The listing below begins with the first line you should copy; stop after the line containing "plt.rcParams['mathtext.bf'] = 'Liberation", and drop every picture.

((

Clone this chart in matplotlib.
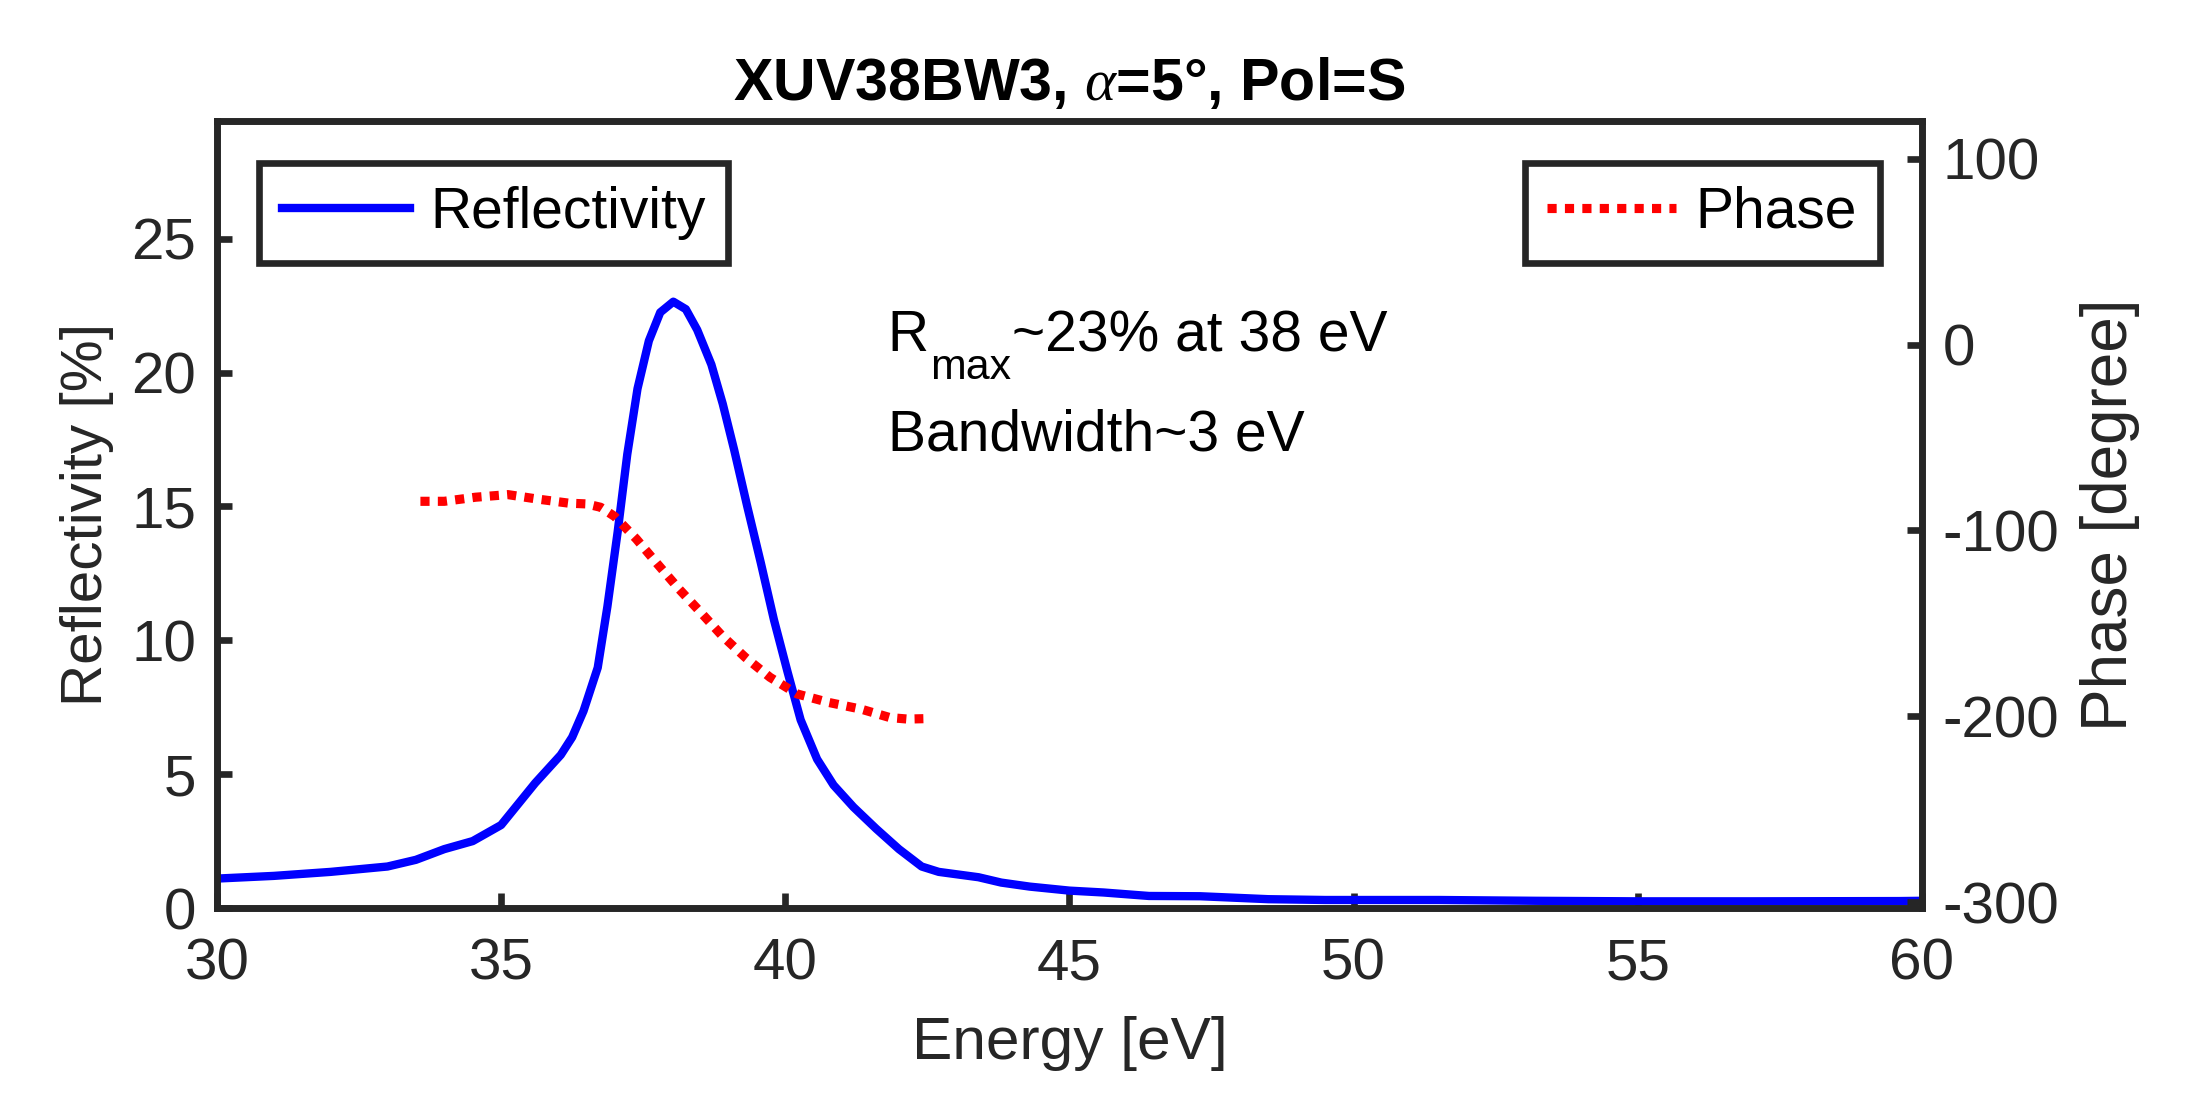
import matplotlib
matplotlib.use("Agg")
import matplotlib.pyplot as plt
from matplotlib.transforms import IdentityTransform

plt.rcParams['font.family'] = ['Liberation Sans', 'DejaVu Sans']
plt.rcParams['axes.unicode_minus'] = False
plt.rcParams['mathtext.fontset'] = 'custom'
plt.rcParams['mathtext.rm'] = 'Liberation Sans'
plt.rcParams['mathtext.it'] = 'Liberation Serif:italic'
plt.rcParams['mathtext.bf'] = 'Liberation Sans:bold'

# ---- data ----
energy_R = [30, 31, 32, 33, 33.5, 34, 34.5, 35, 35.6, 36.05, 36.25, 36.45, 36.7, 36.87,
            37.05, 37.22, 37.4, 37.6, 37.8, 38.03, 38.25, 38.45, 38.7, 38.9, 39.1, 39.33,
            39.57, 39.8, 40.04, 40.27, 40.56, 40.85, 41.2, 41.6, 42.0, 42.4, 42.7, 43.4,
            43.8, 44.3, 45.0, 45.6, 46.4, 47.3, 48.5, 49.5, 50.5, 51.5, 53.2, 55, 57, 59.6, 60]
reflectivity = [1.1, 1.2, 1.35, 1.55, 1.8, 2.2, 2.5, 3.1, 4.67, 5.72, 6.38, 7.36, 8.98, 11.26,
                14.04, 16.95, 19.4, 21.19, 22.25, 22.65, 22.37, 21.6, 20.3, 18.83, 17.12, 15.01,
                12.89, 10.77, 8.82, 7.03, 5.56, 4.59, 3.77, 2.96, 2.2, 1.55, 1.35, 1.15,
                0.95, 0.8, 0.65, 0.58, 0.45, 0.44, 0.33, 0.3, 0.3, 0.3, 0.27, 0.25, 0.25, 0.26, 0.27]

energy_P = [33.58, 34.0, 34.55, 35.12, 35.62, 36.19, 36.5, 36.75, 37.0, 37.38, 37.75, 38.13,
            38.51, 38.89, 39.3, 39.73, 40.21, 40.77, 41.34, 41.84, 42.15, 42.43]
phase = [-84.3, -84.3, -82.1, -80.7, -83.0, -85.3, -85.7, -87.5, -92.5, -104.6, -118.0, -131.5,
         -144.0, -156.7, -168.4, -179.0, -188.0, -192.6, -196.2, -200.7, -201.5, -201.3]

x_ticks = [30, 35, 40, 45, 50, 55, 60]
yL_ticks = [0, 5, 10, 15, 20, 25]
yR_ticks = [-300, -200, -100, 0, 100]

title = r'XUV38BW3, $\alpha$=5°, Pol=S'
note1_main = 'R'
note1_sub = 'max'
note1_rest = '~23% at 38 eV'
note2 = 'Bandwidth~3 eV'
note_x = 41.8
note1_y = 20.8
note2_y = 17.08

# ---- figure ----
DPI = 300
fig = plt.figure(figsize=(7.29, 3.6467), dpi=DPI)
ax = fig.add_axes([0.0992, 0.170, 0.7796, 0.7194])
ax2 = ax.twinx()

dark = '0.15'
fs_tick = 14
fs_note = 13.7
lw_sp = 1.6

lineR, = ax.plot(energy_R, reflectivity, color=(0, 0, 1), lw=2.0, label='Reflectivity')
lineP, = ax2.plot(energy_P, phase, color=(1, 0, 0), lw=2.2, linestyle=(0, (1, 0.9)), label='Phase')

ax.set_xlim(30, 60)
ax.set_ylim(0, 29.4)
ax2.set_ylim(-303.2, 120.4)
ax.set_xticks(x_ticks)
ax.set_yticks(yL_ticks)
ax2.set_yticks(yR_ticks)

for a in (ax, ax2):
    for s in a.spines.values():
        s.set_color(dark)
        s.set_linewidth(lw_sp)

ax.tick_params(axis='both', direction='in', length=3.7, width=lw_sp, colors=dark,
               labelsize=fs_tick, top=False, right=False)
ax.tick_params(axis='x', pad=7)
ax.tick_params(axis='y', pad=5)
ax2.tick_params(axis='y', direction='in', length=3.7, width=lw_sp, colors=dark,
                labelsize=fs_tick, pad=5)

ax.set_xlabel('Energy [eV]', fontsize=14.5, color=dark, labelpad=6)
ax.set_ylabel('Reflectivity [%]', fontsize=14, color=dark, labelpad=4)
ax2.set_ylabel('Phase [degree]', fontsize=15.3, color=dark, labelpad=5)
ax.set_title(title, fontsize=14.2, fontweight='bold', color='black', pad=5)

# annotation: R with a lowered subscript, then the rest
tR = ax.text(note_x, note1_y, note1_main, fontsize=fs_note, color='black', va='baseline', ha='left')
ax.text(note_x, note2_y, note2, fontsize=fs_note, color='black', va='baseline', ha='left')
fig.canvas.draw()
bx, by = ax.transData.transform((note_x, note1_y))
bbR = tR.get_window_extent()
sub_drop = 28 * DPI / 300.0
tS = fig.text(bbR.x1 + 1, by - sub_drop, note1_sub, fontsize=10.3, color='black',
              va='baseline', ha='left', transform=IdentityTransform())
fig.canvas.draw()
bbS = tS.get_window_extent()
fig.text(bbS.x1 + 1, by, note1_rest, fontsize=fs_note, color='black',
         va='baseline', ha='left', transform=IdentityTransform())

leg_kw = dict(frameon=True, fancybox=False, edgecolor=dark, facecolor='white', framealpha=1,
              fontsize=fs_note, handlelength=2.25, handletextpad=0.35, borderpad=0.4,
              borderaxespad=0)
leg1 = ax.legend([lineR], ['Reflectivity'], loc='upper left',
                 bbox_to_anchor=(0.0246, 0.9467), **leg_kw)
leg2 = ax2.legend([lineP], ['Phase'], loc='upper right',
                  bbox_to_anchor=(0.9754, 0.9467), **leg_kw)
for lg in (leg1, leg2):
    lg.get_frame().set_linewidth(lw_sp)

fig.savefig('out.png', dpi=DPI)
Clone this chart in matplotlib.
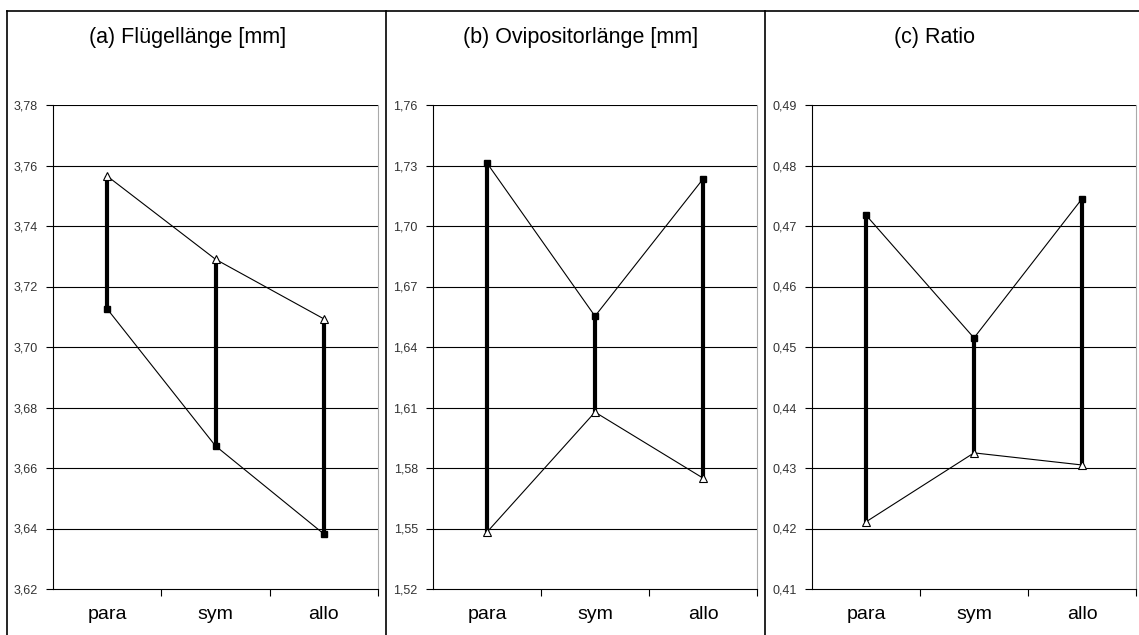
import numpy as np
import matplotlib.pyplot as plt
from matplotlib.lines import Line2D
from matplotlib.ticker import FixedLocator, FuncFormatter

plt.rcParams['font.family'] = ['Liberation Sans', 'DejaVu Sans']

categories = ['para', 'sym', 'allo']

titles = ['(a) Flügellänge [mm]', '(b) Ovipositorlänge [mm]', '(c) Ratio']

# upper end (triangles) and lower end (squares) of each range
fluegel_tri = [3.7565, 3.7290, 3.7093]
fluegel_sq = [3.7126, 3.6673, 3.6382]

ovi_tri = [1.5482, 1.6077, 1.5750]
ovi_sq = [1.7312, 1.6553, 1.7233]

ratio_tri = [0.4211, 0.4325, 0.4305]
ratio_sq = [0.4718, 0.4515, 0.4745]

y_ticks = [
    [3.62, 3.64, 3.66, 3.68, 3.70, 3.72, 3.74, 3.76, 3.78],
    [1.52, 1.55, 1.58, 1.61, 1.64, 1.67, 1.70, 1.73, 1.76],
    [0.41, 0.42, 0.43, 0.44, 0.45, 0.46, 0.47, 0.48, 0.49],
]

series = [(fluegel_tri, fluegel_sq), (ovi_tri, ovi_sq), (ratio_tri, ratio_sq)]

W, H = 1139, 635
fig = plt.figure(figsize=(W / 100, H / 100), dpi=100)

ax_left = [53, 433, 812]
ax_right = [378, 757, 1136]
ax_top, ax_bottom = 105, 589
title_x = [188, 581, 935]

x = np.arange(len(categories))

for i in range(3):
    ax = fig.add_axes([ax_left[i] / W, 1 - ax_bottom / H,
                       (ax_right[i] - ax_left[i]) / W, (ax_bottom - ax_top) / H])
    tri, sq = series[i]
    ticks = y_ticks[i]

    for yv in ticks[1:]:
        ax.axhline(yv, color='black', lw=0.8, zorder=1)

    ax.vlines(x, tri, sq, color='black', lw=3, zorder=2)
    ax.plot(x, tri, color='black', lw=0.8, marker='^', ms=6,
            mfc='white', mec='black', mew=0.8, zorder=3)
    ax.plot(x, sq, color='black', lw=0.8, marker='s', ms=5,
            mfc='black', mec='black', zorder=3)

    ax.set_xlim(-0.5, 2.5)
    ax.set_ylim(ticks[0], ticks[-1])
    ax.yaxis.set_major_locator(FixedLocator(ticks))
    ax.yaxis.set_major_formatter(FuncFormatter(lambda v, p: f'{v:.2f}'.replace('.', ',')))
    ax.tick_params(axis='y', direction='out', length=5, width=0.8, pad=6,
                   labelsize=9)
    for lab in ax.get_yticklabels():
        lab.set_family(['Liberation Sans Narrow', 'Liberation Sans'])
        lab.set_color('#333333')

    ax.set_xticks(x)
    ax.set_xticklabels(categories)
    ax.xaxis.set_minor_locator(FixedLocator([0.5, 1.5, 2.5]))
    ax.tick_params(axis='x', which='major', length=0, pad=12, labelsize=14)
    ax.tick_params(axis='x', which='minor', direction='out', length=5, width=0.8)

    ax.spines['top'].set_visible(False)
    ax.spines['right'].set_color('#aaaaaa')
    ax.spines['left'].set_linewidth(0.8)
    ax.spines['bottom'].set_linewidth(0.8)

    fig.text(title_x[i] / W, 1 - 37 / H, titles[i], ha='center', va='center',
             fontsize=15.5)

# panel frames
frame = dict(color='black', lw=1.2, transform=fig.transFigure)
fig.add_artist(Line2D([7 / W, 1], [1 - 11 / H, 1 - 11 / H], **frame))
for px in [7, 386, 765]:
    fig.add_artist(Line2D([px / W, px / W], [0, 1 - 11 / H], **frame))

fig.savefig('out.png', dpi=100)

))

### Reply
Clone this chart in matplotlib.
import matplotlib
matplotlib.use("Agg")
import matplotlib.pyplot as plt
from matplotlib.transforms import IdentityTransform

plt.rcParams['font.family'] = ['Liberation Sans', 'DejaVu Sans']
plt.rcParams['axes.unicode_minus'] = False
plt.rcParams['mathtext.fontset'] = 'custom'
plt.rcParams['mathtext.rm'] = 'Liberation Sans'
plt.rcParams['mathtext.it'] = 'Liberation Serif:italic'
plt.rcParams['mathtext.bf'] = 'Liberation Sans:bold'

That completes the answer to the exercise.